The Work of Chris Cunningham

The career of Chris Cunningham is perhaps best understood as a continuous search for a more complete medium. Starting with 2D visuals, then moving to three, then adopting sound and editing, adding narrative, becoming a producer of music himself, and finally crafting multisensory installations–ever searching for greater immersion, always escaping whatever box our understanding wanted to put him in. Maybe it is this incessant experimentation that prevents Cunningham from being widely recognized as a definitive turn-of-century visual artist, a title his talent undoubtedly should earn him.
Cunningham began with the pencil. He worked as a comic book artist for several years in the early 90s under the pseudonym ‘Chris Halls’. The comics he worked on, such as 2000 AD, Alien, and Judge Dredd Megazine, lent themselves naturally to his first transition into model-making and prosthetics on a number of sci-fi films.
![[object Object]](https://cdn.sanity.io/images/7hyzopih/production/f11ff49b42658da4982a4911440d2be851bbaaf7-731x459.webp?auto=format&fit=max&q=75&w=366)
Cunningham during his Alien days
Cunningham’s work caught the eye of multiple giants in the Sci-Fi space. Stanley Kubrick personally sought him out to work on his never-finished film A.I. and William Gibson said that Cunningham was “the only person I’ve met who I thought might have a hope in hell” of adapting his novel Neuromancer to the big screen. Neither of these projects would pan out, but their run-up helped grow Cunningham’s stature.

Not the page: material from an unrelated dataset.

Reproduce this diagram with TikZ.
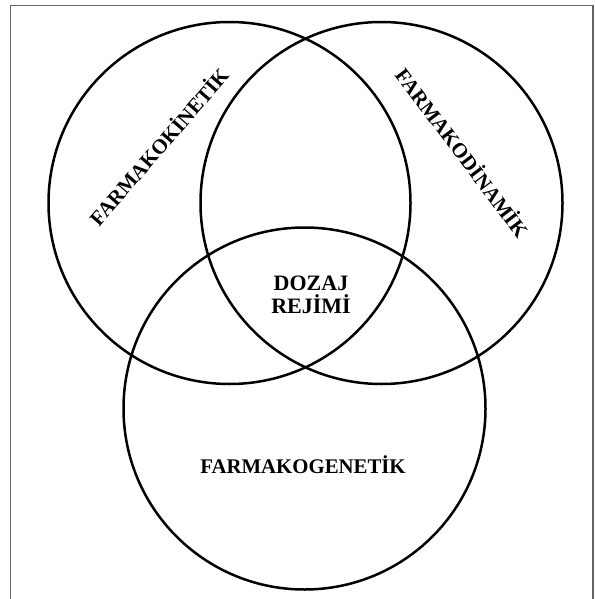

In the mid-90s, when Cunningham started directing music videos, his vision was already a force to be reckoned with. A connection with Warp Records put Cunningham in a position to work with some of the preeminent artists of the time, such as Aphex Twin, Björk, and Madonna. These works vary greatly, but all succeed on the back of Cunningham’s hands-on expertise in production, absurd and dystopian sensibility, and formidable editing talent.
As a child, Cunningham would lay down by the speakers in his childhood home, close his eyes, and allow the music to soundtrack his imaginings. Those who have done this are probably familiar with the synchronous way in which the music affects the mind’s eye. Many of Cunningham’s music videos bear this same feeling, like a daydream being warped by sound. It’s an effect only achievable through deft editing, and careful alignment of visual action and sound, a technique sometimes referred to as ‘Mickey Mousing’.
![[object Object]](https://cdn.sanity.io/images/7hyzopih/production/6666f00fe29971f00800bee27f2431de95a243f9-1277x374.jpg?auto=format&fit=max&q=75&w=639)
A selection of stills from Cunningham's work
These videos are not always happy daydreams. In the video for Aphex Twin’s Come To Daddy, a desolate urban space built in concrete and littered with trash gets overrun with child-sized ruffians all bearing Richard James’s face. Madonna’s Frozen is a Macbeth-esque vision of witches and crows in the open desert. The visuals for Only You by Portishead have a weightless and oppressive feeling lent by their being shot partially underwater. Unsettling contortions of body to produce unfamiliar shapes cut across all three works, as well as some of his commercial work, such as his iconic Playstation and Nissan advertisements.
The treatment of the body is also a central occupation of his video for Björk’s All Is Full of Love, wherein two humanoid robots in the process of being constructed begin to kiss and grope passionately. In the Windowlicker video, Richard James’s face is again contorted into a number of disturbing masks worn by bikini-clad women.
Windowlicker was an example of Cunningham’s budding use of narrative. The video begins with a car conversation, and its most iconic scene (the entrance of the absurdly long limo) occurs before the music starts.
Decreasing reliance on a song as the boundary continued Rubber Johnny, the 2005 experimental short film that was the last collaboration between Cunningham and Aphex Twin. Cunningham himself donned the prosthetic for this video, which he initially envisioned as depicting a raver who morphed as they danced. Shot in infrared and accompanied by a chihuahua with similar head-to-body ratio as Johnny, the video is both disturbing and humorous, a feat of editing and considered by many to be Cunningham’s most complete work of this era.
A problem: “I’d have an idea for something the music didn’t really allow for,” Cunningham said in a 2012 interview. The solution was to begin to make music himself. A remix of a Gil Scott Heron song and his 2012 video, sound, and robotics installation ‘Jaqapparatus 1’ both embody this search for greater control. The latter project was the result of over 10 years of production and planning, and layered several forms of media to create an ever-evolving synesthetic environment that has been referred to as a sci-fi robot ballet.
While ‘Jaqapparatus 1’ is certainly a hypercomplex work, looking back on Cunningham’s work now, one is impressed by how much he was able to do with so little. Many of his videos take place in one setting and are composed of precise frames. In the age of the massive budget mini-movie music video with the ensemble cast, Cunningham’s work reminds us that true artistic talent often lies in the subtleties, and that careful treatment of form and deft editing can extract moments of magic and defamiliarity from simple compositions.